The issue on appeal in this case largely turns on the trial court’s jury instructions, which required the whistleblower to prove: (1) engagement in an activity protected by SOX; (2) employer knowledge of such engagement; (3) adverse employment action against the whistleblower; and (4) the protected activity was a contributing factor in, and “tended to affect in any way,” the adverse employment action. No instruction was provided regarding proof of retaliatory intent.4

The jury found in favor of the whistleblower. In reversing and remanding for a new trial, the US Court of Appeals for the Second Circuit agreed with the employer that, contrary to the jury instructions, it is not enough under SOX to prove that the whistleblowing was a contributing factor to the adverse employment action and that the whistleblower must prove that the employer’s action was discriminatory (i.e., made with retaliatory intent). This ruling in favor of the employer deviates from two other circuits that held that SOX whistleblower claims do not require proof of retaliatory intent.

Positions Before the Supreme Court

The whistleblower argues that the Second Circuit’s understanding of “contributing factor” as requiring retaliatory intent is not only unsupported by the ordinary meaning of those terms but also conflicts with how Congress incorporated a retaliatory intent requirement in other statutes, requiring a plaintiff to show that the protected activity was a “motivating factor” in the adverse action (not just a contributing one). The whistleblower further argues that Congress intended the SOX burden-shifting framework to align with the Whistleblower Protection Act of 1989 (WPA), given its near-identical language and similar goals, and WPA case law consistently disclaims a retaliatory intent requirement for the whistleblower.

In response, the employer argues that the “contributing factor” and burden-shifting elements of SOX apply to the element of causation, not the element of intent.
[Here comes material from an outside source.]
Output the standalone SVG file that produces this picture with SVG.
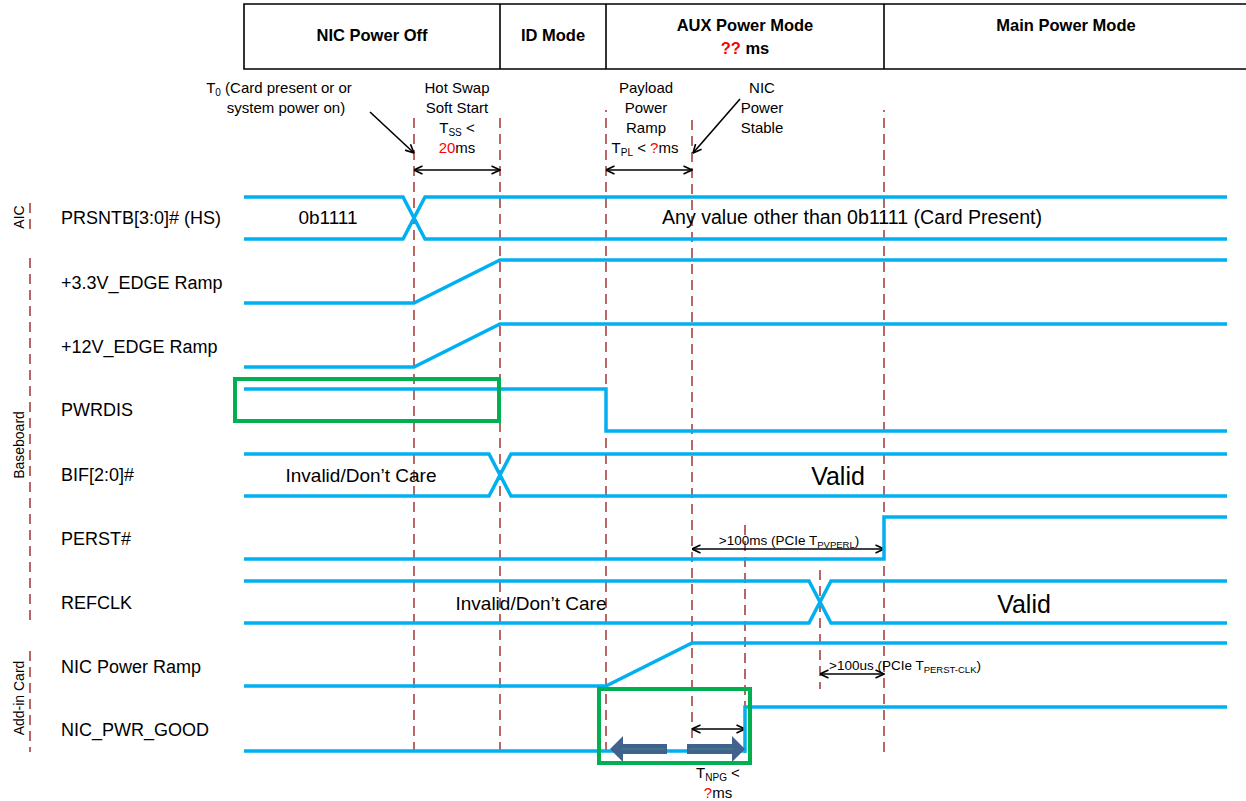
<svg xmlns="http://www.w3.org/2000/svg" width="1246" height="801" viewBox="0 0 1246 801">
<style>
text{font-family:"Liberation Sans",Arial,sans-serif;fill:#000}
.hdr{font-size:16.5px;font-weight:bold;text-anchor:middle}
.lbl{font-size:18px}
.ann{font-size:15px;text-anchor:middle}
.small{font-size:13.5px}
.sec{font-size:14px;text-anchor:middle}
.val{font-size:19px;text-anchor:middle}
.wide{font-size:19.6px}
.big{font-size:25px;text-anchor:middle}
.red{fill:#ff0000}
.sig{fill:none;stroke:#00b0f0;stroke-width:3.5;stroke-linejoin:miter}
.dash{fill:none;stroke:#a5423e;stroke-width:1.6;stroke-dasharray:10,6}
.box{fill:#fff;stroke:#000;stroke-width:1.6}
.green{fill:none;stroke:#00b050;stroke-width:4}
.dim{fill:none;stroke:#000;stroke-width:1.6;marker-start:url(#ah);marker-end:url(#ah)}
.ptr{fill:none;stroke:#000;stroke-width:1.6;marker-end:url(#ah)}
.blk{fill:#41618f}
</style>
<defs>
<marker id="ah" viewBox="0 0 10 10" refX="9.5" refY="5" markerWidth="10" markerHeight="10" markerUnits="userSpaceOnUse" orient="auto-start-reverse">
<path d="M1,1 L9.5,5 L1,9" fill="none" stroke="#000" stroke-width="1.6"/>
</marker>
</defs>

<g id="header">
<path class="box" d="M1246,4 H244 V69 H1246"/>
<line x1="500" y1="4" x2="500" y2="69" stroke="#000" stroke-width="1.6"/>
<line x1="606" y1="4" x2="606" y2="69" stroke="#000" stroke-width="1.6"/>
<line x1="884" y1="4" x2="884" y2="69" stroke="#000" stroke-width="1.6"/>
<text class="hdr" x="372" y="41">NIC Power Off</text>
<text class="hdr" x="553" y="41">ID Mode</text>
<text class="hdr" x="745" y="31">AUX Power Mode</text>
<text class="hdr" x="745" y="54"><tspan class="red">??</tspan> ms</text>
<text class="hdr" x="1066" y="31">Main Power Mode</text>
</g>

<g id="gridlines">
<line class="dash" x1="414" y1="118" x2="414" y2="753"/>
<line class="dash" x1="500" y1="118" x2="500" y2="753"/>
<line class="dash" x1="606" y1="110" x2="606" y2="112"/>
<line class="dash" x1="606" y1="118" x2="606" y2="753"/>
<line class="dash" x1="692" y1="120" x2="692" y2="753"/>
<line class="dash" x1="884" y1="110" x2="884" y2="112"/>
<line class="dash" x1="884" y1="118" x2="884" y2="753"/>
<line class="dash" x1="745" y1="525" x2="745" y2="753"/>
<line class="dash" x1="820" y1="570" x2="820" y2="689"/>
<line class="dash" x1="30" y1="203" x2="30" y2="233"/>
<line class="dash" x1="30" y1="258" x2="30" y2="622"/>
<line class="dash" x1="30" y1="651" x2="30" y2="752"/>
</g>

<g id="sections">
<text class="sec" transform="translate(24,217) rotate(-90)">AIC</text>
<text class="sec" transform="translate(24,445) rotate(-90)">Baseboard</text>
<text class="sec" transform="translate(24,698) rotate(-90)">Add-in Card</text>
</g>

<g id="annotations-top">
<text class="ann" x="279" y="93">T<tspan font-size="10" dy="3">0</tspan><tspan dy="-3"> (Card present or or</tspan></text>
<text class="ann" x="286" y="113">system power on)</text>
<text class="ann" x="457" y="93">Hot Swap</text>
<text class="ann" x="457" y="113">Soft Start</text>
<text class="ann" x="457" y="133">T<tspan font-size="10" dy="3">SS</tspan><tspan dy="-3"> &lt;</tspan></text>
<text class="ann" x="457" y="153"><tspan class="red">20</tspan>ms</text>
<text class="ann" x="646" y="93">Payload</text>
<text class="ann" x="646" y="113">Power</text>
<text class="ann" x="646" y="133">Ramp</text>
<text class="ann" x="645" y="153">T<tspan font-size="10" dy="3">PL</tspan><tspan dy="-3"> &lt; </tspan><tspan class="red">?</tspan>ms</text>
<text class="ann" x="762" y="93">NIC</text>
<text class="ann" x="762" y="113">Power</text>
<text class="ann" x="762" y="133">Stable</text>
</g>

<g id="connectors">
<line class="ptr" x1="370" y1="112" x2="414" y2="153"/>
<line class="ptr" x1="740" y1="99" x2="693" y2="153"/>
<line class="dim" x1="414" y1="170" x2="500" y2="170"/>
<line class="dim" x1="606" y1="170" x2="692" y2="170"/>
<line class="dim" x1="692" y1="549" x2="884" y2="549"/>
<line class="dim" x1="820" y1="674" x2="884" y2="674"/>
<line class="dim" x1="692" y1="729" x2="745" y2="729"/>
</g>

<g id="sig-prsntb">
<text class="lbl" x="61" y="224">PRSNTB[3:0]# (HS)</text>
<polyline class="sig" points="244,197 403,197 425,239 1227,239"/>
<polyline class="sig" points="244,239 403,239 425,197 1227,197"/>
<text class="val" x="328" y="224">0b1111</text>
<text class="val wide" x="852" y="224">Any value other than 0b1111 (Card Present)</text>
</g>

<g id="sig-3v3">
<text class="lbl" x="61" y="289">+3.3V_EDGE Ramp</text>
<polyline class="sig" points="244,303 414,303 500,260 1227,260"/>
</g>

<g id="sig-12v">
<text class="lbl" x="61" y="353">+12V_EDGE Ramp</text>
<polyline class="sig" points="244,367 414,367 500,324 1227,324"/>
</g>

<g id="sig-pwrdis">
<text class="lbl" x="61" y="416">PWRDIS</text>
<polyline class="sig" points="244,389 606,389 606,431 1227,431"/>
<rect class="green" x="235" y="379" width="264" height="42"/>
</g>

<g id="sig-bif">
<text class="lbl" x="61" y="481">BIF[2:0]#</text>
<polyline class="sig" points="244,454 489,454 511,496 1227,496"/>
<polyline class="sig" points="244,496 489,496 511,454 1227,454"/>
<text class="val" x="361" y="482">Invalid/Don’t Care</text>
<text class="big" x="838" y="485">Valid</text>
</g>

<g id="sig-perst">
<text class="lbl" x="61" y="545">PERST#</text>
<polyline class="sig" points="244,559 884,559 884,517 1227,517"/>
<text class="small" x="789" y="545" text-anchor="middle">&gt;100ms (PCIe T<tspan font-size="9.5" dy="3">PVPERL</tspan><tspan dy="-3">)</tspan></text>
</g>

<g id="sig-refclk">
<text class="lbl" x="61" y="609">REFCLK</text>
<polyline class="sig" points="244,581 809,581 831,623 1227,623"/>
<polyline class="sig" points="244,623 809,623 831,581 1227,581"/>
<text class="val" x="531" y="610">Invalid/Don’t Care</text>
<text class="big" x="1024" y="613">Valid</text>
</g>

<g id="sig-nicramp">
<text class="lbl" x="61" y="673">NIC Power Ramp</text>
<polyline class="sig" points="244,686 606,686 692,643 1227,643"/>
<text class="small" x="829" y="670">&gt;100us (PCIe T<tspan font-size="9.5" dy="3">PERST-CLK</tspan><tspan dy="-3">)</tspan></text>
</g>

<g id="sig-nicpg">
<text class="lbl" x="61" y="736">NIC_PWR_GOOD</text>
<polyline class="sig" points="244,751 745,751 745,707 1227,707"/>
<path class="blk" d="M610,749 L623,736 L623,744 L667,744 L667,754 L623,754 L623,762 Z"/>
<path class="blk" d="M745,749 L732,736 L732,744 L687,744 L687,754 L732,754 L732,762 Z"/>
<line x1="622" y1="749" x2="665" y2="749" stroke="#3a8c7c" stroke-width="1.2"/>
<line x1="689" y1="749" x2="733" y2="749" stroke="#3a8c7c" stroke-width="1.2"/>
<rect class="green" x="599" y="689" width="151" height="74"/>
<text class="ann" x="718" y="778">T<tspan font-size="10" dy="3">NPG</tspan><tspan dy="-3"> &lt;</tspan></text>
<text class="ann" x="718" y="798"><tspan class="red">?</tspan>ms</text>
</g>
</svg>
According to the employer, the question of “whether the employer possessed discriminatory . . . intent is legally and logically distinct from the question of what factors contributed to . . . the employer’s actions,” as demonstrated by case law interpreting numerous other anti-retaliation statutes. Finally, the employer argues that the court should not extrapolate a lack of intent requirement in the WPA (which protects federal employees) and apply that to SOX (which covers the private sector).

The United States filed an amicus curiae brief in support of the whistleblower’s interpretation, asserting the interests of the Department of Labor (DOL) in adjudicating SOX whistleblower claims and the Securities and Exchange Commission in protecting those who report potential violations of the federal securities laws. The United States echoes the basis for tracking the WPA and highlights that DOL has consistently interpreted SOX as not requiring a whistleblower to prove retaliatory intent.

Based on the oral argument, several of the justices seemed hesitant to adopt the employer’s position. In particular, Justice Neil Gorsuch noted that nowhere does SOX refer to retaliation, nor did he understand how proof of retaliation did not inherently result from proving intentional discrimination. Justice Elena Kagan similarly noted, “it makes sense to put [the] question [of intent] on the employer’s side” because the employer “has the information” relating to the motivation for adverse action. Despite their skepticism, the justices nevertheless appeared inclined to rule on this case narrowly, likely because, as Justice Gorsuch noted, this case presents the Court’s first instance reviewing these SOX provisions.

Potential Implications

The potential implications of this case go beyond SOX and the securities and financial services industries.

First, the ruling may affect the behavior of whistleblowers. A ruling that requires whistleblowers to prove retaliatory intent could chill an employee’s decision to report concerns internally and lead to direct reports to regulators. Whistleblowers may also turn to other statutes, such as state whistleblower protection laws, which may offer a lower burden of proof. In contrast, a ruling that requires employers to prove that they did not have retaliatory intent could incentivize whistleblower reports and will reinforce the importance of detailed recordkeeping of employment decisions.

Second, a decision either way will likely shape the application of other whistleblower statutes that mirror SOX. For example, an amicus brief lists 15 other whistleblower protection statutes with the same burden-shifting language as SOX, covering “industries such as aviation, consumer products, food, healthcare, nuclear energy, pipelines, and surface transportation.”5 Litigation under any of these statutes can be expected to draw from the Court’s ruling in this case.

A decision is expected in Spring 2024. We will continue to monitor for future updates.